Australian Notes

Australian notes

21 April 2018

9:00 AM

21 April 2018

9:00 AM

Sorry seems to be the easiest word

I am sorry to have to say this, but I think we all need a break from apologies.

When I was practising in media law at the Bar one of the most common forms of apology by publishers, confronted with an unwinnable defamation action, was in the following form:

Some readers may have taken our recent article as suggesting that the Minister was corrupt. We did not intend to make any such suggestion and apologise for any hurt or embarrassment caused to the Minister by this publication.  

The publisher had, of course, absolutely intended to say that the Minister was corrupt and was only apologising as part of a legal settlement that may also have involved the payment of damages.  The avalanche of public apologies over recent years in many areas has a similar element of meaninglessness.

There may be a real question about what penalty Australia’s ball-tampering cricketers deserved, given the way this conduct by players from other countries has been treated in the past, but the one pointless aspect of their press conferences was their series of tearful apologies. The ball-tampering was planned in advance and no doubt their real regret is that it was obvious on the television coverage of the match.

For a politically correct apology, however, it is hard to beat the performance last month of the editor-in-chief of National Geographic, Susan Goldberg, who referred to the magazine’s ‘appalling’ coverage of different races and nationalities over its 130 year existence.  One item singled out by Goldberg was a 1930 article describing the crowning of Haile Selassie as emperor of Ethiopia! For a totally insincere apology, on the other hand, the prize might go to Bill Clinton who said of his encounter – affair is hardly the right word – with Monica Lewinsky: ‘I misled people, including even my wife. I deeply regret that.’ As for the apology that ignores reality, one of the best examples was that issued by Uruguayan soccer player Luis Suarez after he had bitten Italy’s Giorgio Chiellini at the World Cup in 2014.  According to Suarez, Chiellini ‘suffered the physical result of a bite in the collision he suffered with me.’ It will be observed in this statement there seems to be no positive action of any kind on Suarez’s part.

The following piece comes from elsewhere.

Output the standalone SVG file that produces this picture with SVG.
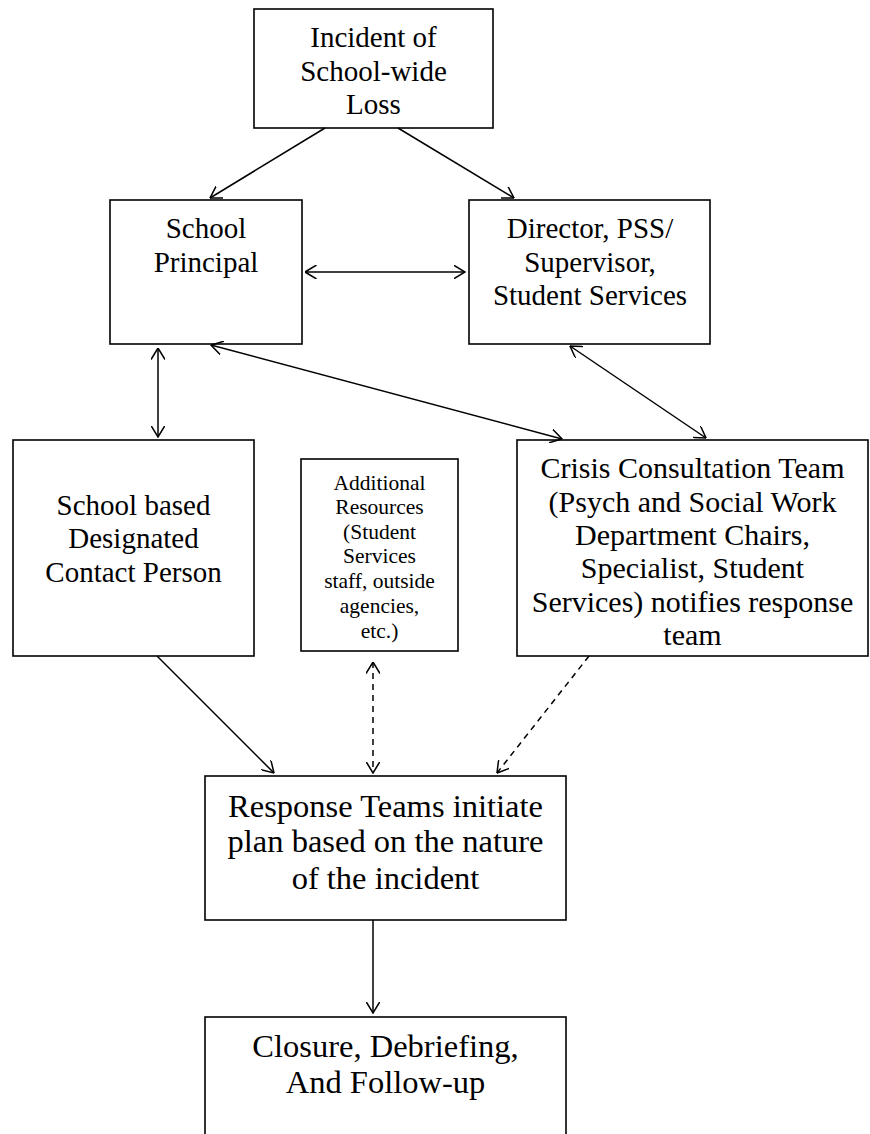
<svg xmlns="http://www.w3.org/2000/svg" width="870" height="1134" viewBox="0 0 870 1134">
<style>
.box{fill:#fff;stroke:#000;stroke-width:1.6}
.t{font-family:"Liberation Serif","Times New Roman",serif;fill:#000;text-anchor:middle}
.t29{font-size:29px}
.t22{font-size:21.5px}
.t31{font-size:30px}
.t32{font-size:32.5px}
.c{fill:none;stroke:#000;stroke-width:1.5}
.d{stroke-dasharray:6,5}
</style>
<defs>
<marker id="ah" viewBox="0 0 12 14" refX="11.5" refY="7" markerWidth="12" markerHeight="14" orient="auto-start-reverse" markerUnits="userSpaceOnUse">
<path d="M0,0 L11.5,7 L0,14" fill="none" stroke="#000" stroke-width="1.5"/>
</marker>
</defs>
<rect width="870" height="1134" fill="#fff"/>
<g id="incident">
<rect class="box" x="254" y="9" width="239" height="119"/>
<text class="t t29" x="373.5" y="47">Incident of</text>
<text class="t t29" x="373.5" y="81">School-wide</text>
<text class="t t29" x="373.5" y="114">Loss</text>
</g>
<g id="principal">
<rect class="box" x="110" y="200" width="192" height="144"/>
<text class="t t29" x="206" y="238">School</text>
<text class="t t29" x="206" y="272">Principal</text>
</g>
<g id="director">
<rect class="box" x="469" y="200" width="241" height="144"/>
<text class="t t29" x="590" y="238">Director, PSS/</text>
<text class="t t29" x="590" y="272">Supervisor,</text>
<text class="t t29" x="590" y="305">Student Services</text>
</g>
<g id="contact">
<rect class="box" x="13" y="440" width="241" height="216"/>
<text class="t t29" x="133.5" y="515">School based</text>
<text class="t t29" x="133.5" y="548">Designated</text>
<text class="t t29" x="133.5" y="582">Contact Person</text>
</g>
<g id="resources">
<rect class="box" x="301" y="459" width="157" height="192"/>
<text class="t t22" x="379.5" y="490">Additional</text>
<text class="t t22" x="379.5" y="514">Resources</text>
<text class="t t22" x="379.5" y="539">(Student</text>
<text class="t t22" x="379.5" y="563">Services</text>
<text class="t t22" x="379.5" y="588">staff, outside</text>
<text class="t t22" x="379.5" y="613">agencies,</text>
<text class="t t22" x="379.5" y="638">etc.)</text>
</g>
<g id="crisis">
<rect class="box" x="517" y="440" width="351" height="216"/>
<text class="t t31" x="692.5" y="478">Crisis Consultation Team</text>
<text class="t t31" x="692.5" y="512">(Psych and Social Work</text>
<text class="t t31" x="692.5" y="545">Department Chairs,</text>
<text class="t t31" x="692.5" y="578">Specialist, Student</text>
<text class="t t31" x="692.5" y="612">Services) notifies response</text>
<text class="t t31" x="692.5" y="645">team</text>
</g>
<g id="response">
<rect class="box" x="205" y="776" width="361" height="144"/>
<text class="t t32" x="385.5" y="817">Response Teams initiate</text>
<text class="t t32" x="385.5" y="852">plan based on the nature</text>
<text class="t t32" x="385.5" y="889">of the incident</text>
</g>
<g id="closure">
<rect class="box" x="205" y="1017" width="361" height="130"/>
<text class="t t32" x="385.5" y="1057">Closure, Debriefing,</text>
<text class="t t32" x="385.5" y="1093">And Follow-up</text>
</g>
<g id="connectors">
<line class="c" x1="325" y1="128" x2="210" y2="198" marker-end="url(#ah)"/>
<line class="c" x1="398" y1="128" x2="514" y2="198" marker-end="url(#ah)"/>
<line class="c" x1="305" y1="272" x2="465" y2="272" marker-start="url(#ah)" marker-end="url(#ah)"/>
<line class="c" x1="158" y1="348" x2="158" y2="437" marker-start="url(#ah)" marker-end="url(#ah)"/>
<line class="c" x1="211" y1="345" x2="562" y2="439" marker-start="url(#ah)" marker-end="url(#ah)"/>
<line class="c" x1="570" y1="346" x2="706" y2="438" marker-start="url(#ah)" marker-end="url(#ah)"/>
<line class="c" x1="157" y1="656" x2="274" y2="773" marker-end="url(#ah)"/>
<line class="c d" x1="373" y1="662" x2="373" y2="773" marker-start="url(#ah)" marker-end="url(#ah)"/>
<line class="c d" x1="589" y1="656" x2="497" y2="773" marker-end="url(#ah)"/>
<line class="c" x1="373" y1="920" x2="373" y2="1013" marker-end="url(#ah)"/>
</g>
</svg>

The Prime Minister is said to be considering an apology – on behalf of the nation – to those persons identified as victims by the royal commission into institutional responses to child sexual abuse.  These persons are quite rightly the subject of great sympathy in the community, but the fact is that the abuse was carried out by a relatively small group of individuals in positions of authority in public and private institutions over the post-war years. The vast majority of Australians then and now have never contemplated this kind of conduct and there is something puzzling about an apology that suggests that they were in some way responsible for what happened in those institutions.

The cult of the apology has been extended to events in modern history but why stop there? Should not the descendants of the Normans, if any can be traced now, apologise for their behaviour towards the Saxons after the invasion by William the Conqueror? And what about the descendants of the Vikings for their centuries of murder and pillage along the English coastline? In this spirit Pope John Paul II apologised in 1992 for the church’s condemnation of Galileo in 1633.  Galileo’s offence was to claim that the earth revolved around the sun and he came very close to being burnt at the stake. He retracted his claim but still spent the rest of his life closely confined to his own quarters.

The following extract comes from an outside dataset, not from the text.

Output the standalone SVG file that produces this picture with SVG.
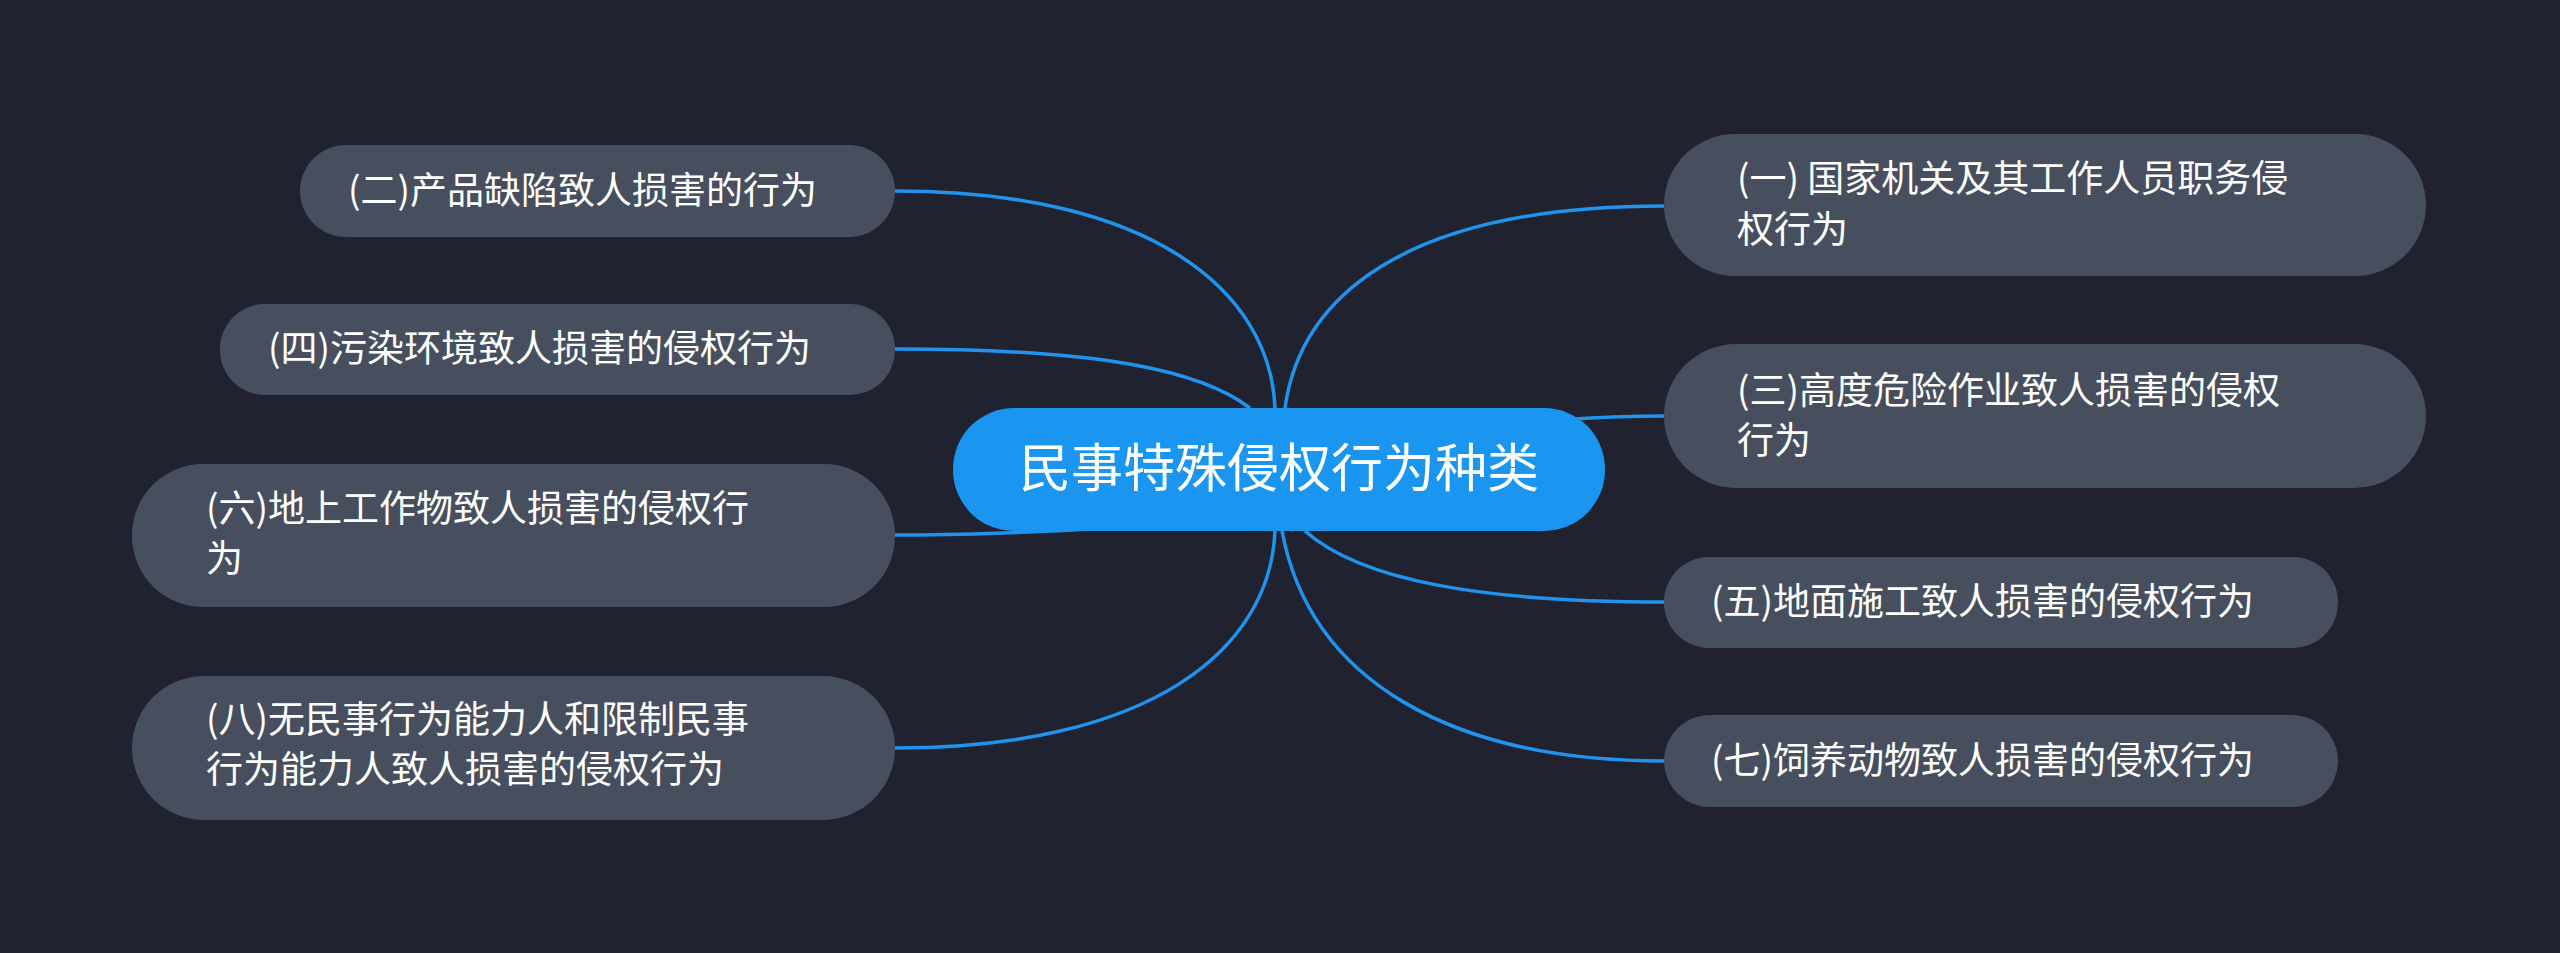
<svg xmlns="http://www.w3.org/2000/svg" width="2560" height="953" viewBox="0 0 2560 953">
<style>
.e{fill:none;stroke:#1f93ee;stroke-width:3.5}
.n{fill:#474f5e}
.t{fill:#fff;font-family:"Noto Sans CJK SC","Liberation Sans",sans-serif;font-size:37px}
</style>
<rect width="2560" height="953" fill="#20232f"/>
<g id="connectors">
<path class="e" d="M1285 408 C1300 300,1400 206,1664 206"/>
<path class="e" d="M1560 420 C1600 417,1620 416,1664 416"/>
<path class="e" d="M1305 531 C1360 580,1480 602,1664 602"/>
<path class="e" d="M1282 531 C1310 680,1450 761,1664 761"/>
<path class="e" d="M895 191 C1150 191,1270 290,1275 408"/>
<path class="e" d="M895 349 C1100 349,1200 370,1250 408"/>
<path class="e" d="M895 535 C960 535,1050 532,1100 528"/>
<path class="e" d="M895 748 C1150 748,1270 650,1275 531"/>
</g>
<g id="center"><rect x="953" y="408" width="652" height="123" rx="61" fill="#1a96f0"/><text x="1279" y="487" text-anchor="middle" class="t" style="font-size:52px">民事特殊侵权行为种类</text></g>
<g id="n1"><rect class="n" x="1664" y="134" width="762" height="142" rx="71"/><text class="t" x="1737" y="192">(一) 国家机关及其工作人员职务侵</text><text class="t" x="1737" y="243">权行为</text></g>
<g id="n3"><rect class="n" x="1664" y="344" width="762" height="144" rx="72"/><text class="t" x="1737" y="404">(三)高度危险作业致人损害的侵权</text><text class="t" x="1737" y="454">行为</text></g>
<g id="n5"><rect class="n" x="1664" y="557" width="674" height="91" rx="45"/><text class="t" x="1711" y="615">(五)地面施工致人损害的侵权行为</text></g>
<g id="n7"><rect class="n" x="1664" y="715" width="674" height="92" rx="46"/><text class="t" x="1711" y="774">(七)饲养动物致人损害的侵权行为</text></g>
<g id="n2"><rect class="n" x="300" y="145" width="595" height="92" rx="46"/><text class="t" x="348" y="204">(二)产品缺陷致人损害的行为</text></g>
<g id="n4"><rect class="n" x="220" y="304" width="675" height="91" rx="45"/><text class="t" x="268" y="362">(四)污染环境致人损害的侵权行为</text></g>
<g id="n6"><rect class="n" x="132" y="464" width="763" height="143" rx="71"/><text class="t" x="206" y="522">(六)地上工作物致人损害的侵权行</text><text class="t" x="206" y="572">为</text></g>
<g id="n8"><rect class="n" x="132" y="676" width="763" height="144" rx="72"/><text class="t" x="206" y="733">(八)无民事行为能力人和限制民事</text><text class="t" x="206" y="783">行为能力人致人损害的侵权行为</text></g>
</svg>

It might be argued, however, that there are genuine cases of collective guilt in the modern era. The Germans, for example, largely welcomed the Hitler regime in the 1930s and could hardly avoid knowing about its policies of extermination in much of occupied Europe.  But what is the worth of an apology from a later German government to someone whose family perished in the death camps? If some conduct, like ball-tampering, is too trivial for an apology, some crimes are too great for any expression of regret. So too are some blunders. Robert McNamara confessed in his 1995 memoir that he was mistaken in his – highly successful – efforts as Secretary of Defence in the Kennedy and Johnson administrations to bring about large-scale American involvement in the Vietnam War – an involvement that resulted in 525,000 US troops being in Vietnam by mid-1967. Small comfort, perhaps for the 55,000 Americans and 500 Australians who lost their lives in the conflict.

There is a ritualistic quality to so many of the apologies that are published almost every day in the media, from politicians who are sorry for what their extra-marital affairs has done to their families, to footballers who express remorse for the damage done to their club’s reputation by their night-club brawling.

There is a place for apologies in the personal relationships of individuals. For this kind of apology it is hard to go past the letter written by Abraham Lincoln to General Ulysses S. Grant in July 1863. Lincoln had doubted one of Grant’s decisions in the middle of the Civil War but, when Grant won a great victory, Lincoln wrote to congratulate him and added: ‘I feared it was a mistake, I now wish to make the personal acknowledgement that you were right and I was wrong.’

This was a private communication by Lincoln but in recent times the public apology has become a tedious piece of theatre that we could well do without.  The best advice on this subject may have come from P. G. Wodehouse: ‘It is a good rule in life never to apologise. The right sort of people do not want apologies, and the wrong sort take a mean advantage of them.”